§ **WHAT YOU NEED TO DO**:
Output the first line of the listing and each line after it, up to and including the line that contains "281, 47, -530];", exactly as written, minus the pictures.

§ **SUPPLIED INFORMATION**:
#####
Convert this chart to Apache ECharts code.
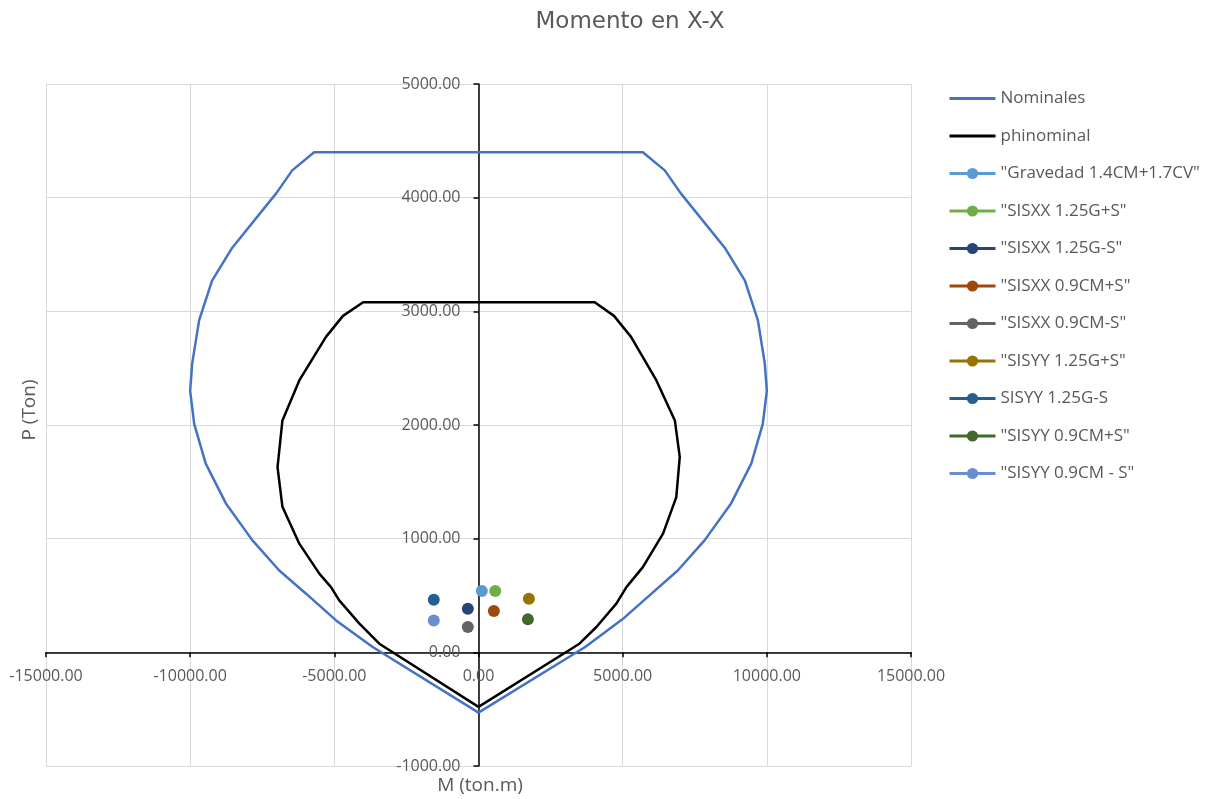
<!DOCTYPE html>
<html>
<head>
<meta charset="utf-8">
<title>Momento en X-X</title>
<script src="https://cdn.jsdelivr.net/npm/echarts@6/dist/echarts.min.js"></script>
<style>
  html, body { margin: 0; padding: 0; background: #fff; }
  #chart { width: 1222px; height: 799px; }
</style>
</head>
<body>
<div id="chart"></div>
<script>
// Interaction diagram: nominal curve (M, P)
const nomM = [0, 3700, 4990, 6000, 6910, 7840, 8760, 9460, 9860, 10000, 9930, 9690, 9240, 8540, 7010, 6460, 5700,
              -5700, -6460, -7010, -8540, -9240, -9690, -9930, -10000, -9860, -9460, -8760, -7840, -6910, -5980, -4940, -3670, 0];
const nomP = [-530, 47, 290, 516, 720, 985, 1310, 1660, 2010, 2300, 2540, 2920, 3270, 3560, 4040, 4240, 4400,
              4400, 4240, 4040, 3560, 3270, 2920, 2540, 2300, 2010, 1660, 1310, 985, 720, 516, 281, 47, -530];

// Reduced (phi) curve (M, P)
const phiM = [0, 3500, 4090, 4780, 5130, 5700, 6400, 6860, 6980, 6810, 6170, 5290, 4700, 4030,
              -4000, -4700, -5290, -6215, -6800, -6970, -6800, -6215, -5520, -5115, -4830, -4130, -3440, 0];
const phiP = [-480, 76, 223, 428, 574, 750, 1044, 1366, 1720, 2040, 2392, 2775, 2960, 3080,
              3080, 2960, 2775, 2392, 2040, 1630, 1280, 956, 692, 574, 457, 252, 76, -480];

// Load combinations
const comboNames = ['"Gravedad 1.4CM+1.7CV"', '"SISXX 1.25G+S"', '"SISXX 1.25G-S"', '"SISXX 0.9CM+S"',
                    '"SISXX 0.9CM-S"', '"SISYY 1.25G+S"', 'SISYY 1.25G-S', '"SISYY 0.9CM+S"', '"SISYY 0.9CM - S"'];
const comboM = [115, 580, -370, 533, -370, 1748, -1551, 1713, -1551];
const comboP = [539, 539, 384, 363, 223, 472, 463, 290, 281];
const comboColors = ['#5B9BD5', '#70AD47', '#264478', '#9E480E', '#636363', '#997300', '#255E91', '#43682B', '#698ED0'];

// Axis tick settings
const xTicks = { min: -15000, max: 15000, step: 5000 };
const yTicks = { min: -1000, max: 5000, step: 1000 };

const FONT = '"Open Sans", sans-serif';
const TEXT = '#595959';

// Plot area (px)
const W = 1222, H = 799;
const G = { left: 46, right: 311, top: 84, bottom: 33 };
const gridW = W - G.left - G.right;
const gridH = H - G.top - G.bottom;
// Axes cross at the origin: shift each axis from the grid edge to the zero of the other axis
const xAxisShift = -(0 - yTicks.min) / (yTicks.max - yTicks.min) * gridH;
const yAxisShift = -(0 - xTicks.min) / (xTicks.max - xTicks.min) * gridW;

const pairs = (a, b) => a.map((v, i) => [v, b[i]]);

const series = [
  {
    name: 'Nominales', type: 'line', data: pairs(nomM, nomP),
    symbol: 'none', lineStyle: { color: '#4472C4', width: 2.5 }, itemStyle: { color: '#4472C4' },
    z: 2, animation: false
  },
  {
    name: 'phinominal', type: 'line', data: pairs(phiM, phiP),
    symbol: 'none', lineStyle: { color: '#000000', width: 2.5 }, itemStyle: { color: '#000000' },
    z: 3, animation: false
  }
];
comboNames.forEach((n, i) => {
  series.push({
    name: n, type: 'line', data: [[comboM[i], comboP[i]]],
    symbol: 'circle', symbolSize: 12, showSymbol: true,
    itemStyle: { color: comboColors[i] }, lineStyle: { color: comboColors[i], width: 2.5 },
    z: 5, animation: false
  });
});

const chart = echarts.init(document.getElementById('chart'));
chart.setOption({
  backgroundColor: '#ffffff',
  animation: false,
  title: {
    text: 'Momento en X-X', left: 625, top: 6, textAlign: 'center',
    textStyle: { fontFamily: '"DejaVu Sans", sans-serif', fontSize: 23, fontWeight: 'normal', color: TEXT }
  },
  grid: { left: G.left, right: G.right, top: G.top, bottom: G.bottom, outerBoundsMode: 'none', containLabel: false },
  legend: {
    orient: 'vertical', left: 943, top: 85,
    itemWidth: 46, itemHeight: 14, itemGap: 20.5,
    lineStyle: { width: 3 },
    textStyle: { fontFamily: FONT, fontSize: 17, color: TEXT, lineHeight: 16 },
    data: [
      { name: 'Nominales', itemStyle: { opacity: 0 } },
      { name: 'phinominal', itemStyle: { opacity: 0 } }
    ].concat(comboNames.map(n => ({ name: n })))
  },
  xAxis: {
    type: 'value', min: xTicks.min, max: xTicks.max, interval: xTicks.step,
    position: 'bottom', offset: xAxisShift,
    axisLine: { onZero: false, lineStyle: { color: '#000', width: 1.5 } },
    axisTick: { show: true, length: 5, lineStyle: { color: '#000', width: 1.5 } },
    axisLabel: { fontFamily: FONT, fontSize: 16, color: TEXT, margin: 16, formatter: v => v.toFixed(2) },
    splitLine: { show: true, lineStyle: { color: '#D9D9D9', width: 1 } }
  },
  yAxis: {
    type: 'value', min: yTicks.min, max: yTicks.max, interval: yTicks.step,
    position: 'left', offset: yAxisShift,
    axisLine: { onZero: false, lineStyle: { color: '#000', width: 1.5 } },
    axisTick: { show: true, length: 5, lineStyle: { color: '#000', width: 1.5 } },
    axisLabel: { fontFamily: FONT, fontSize: 16, color: TEXT, margin: 18, formatter: v => v.toFixed(2) },
    splitLine: { show: true, lineStyle: { color: '#D9D9D9', width: 1 } }
  },
  graphic: [
    {
      type: 'text', x: 30, y: 410, rotation: Math.PI / 2,
      style: { text: 'P (Ton)', fontFamily: FONT, fontSize: 19, fill: TEXT, align: 'center', verticalAlign: 'middle' }
    },
    {
      type: 'text', x: 480, y: 786,
      style: { text: 'M (ton.m)', fontFamily: FONT, fontSize: 19, fill: TEXT, align: 'center', verticalAlign: 'middle' }
    }
  ],
  series: series
});
</script>
</body>
</html>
#####
§ **THE COMPLETED TASK**:
Convert this chart to Apache ECharts code.
<!DOCTYPE html>
<html>
<head>
<meta charset="utf-8">
<title>Momento en X-X</title>
<script src="https://cdn.jsdelivr.net/npm/echarts@6/dist/echarts.min.js"></script>
<style>
  html, body { margin: 0; padding: 0; background: #fff; }
  #chart { width: 1222px; height: 799px; }
</style>
</head>
<body>
<div id="chart"></div>
<script>
// Interaction diagram: nominal curve (M, P)
const nomM = [0, 3700, 4990, 6000, 6910, 7840, 8760, 9460, 9860, 10000, 9930, 9690, 9240, 8540, 7010, 6460, 5700,
              -5700, -6460, -7010, -8540, -9240, -9690, -9930, -10000, -9860, -9460, -8760, -7840, -6910, -5980, -4940, -3670, 0];
const nomP = [-530, 47, 290, 516, 720, 985, 1310, 1660, 2010, 2300, 2540, 2920, 3270, 3560, 4040, 4240, 4400,
              4400, 4240, 4040, 3560, 3270, 2920, 2540, 2300, 2010, 1660, 1310, 985, 720, 516, 281, 47, -530];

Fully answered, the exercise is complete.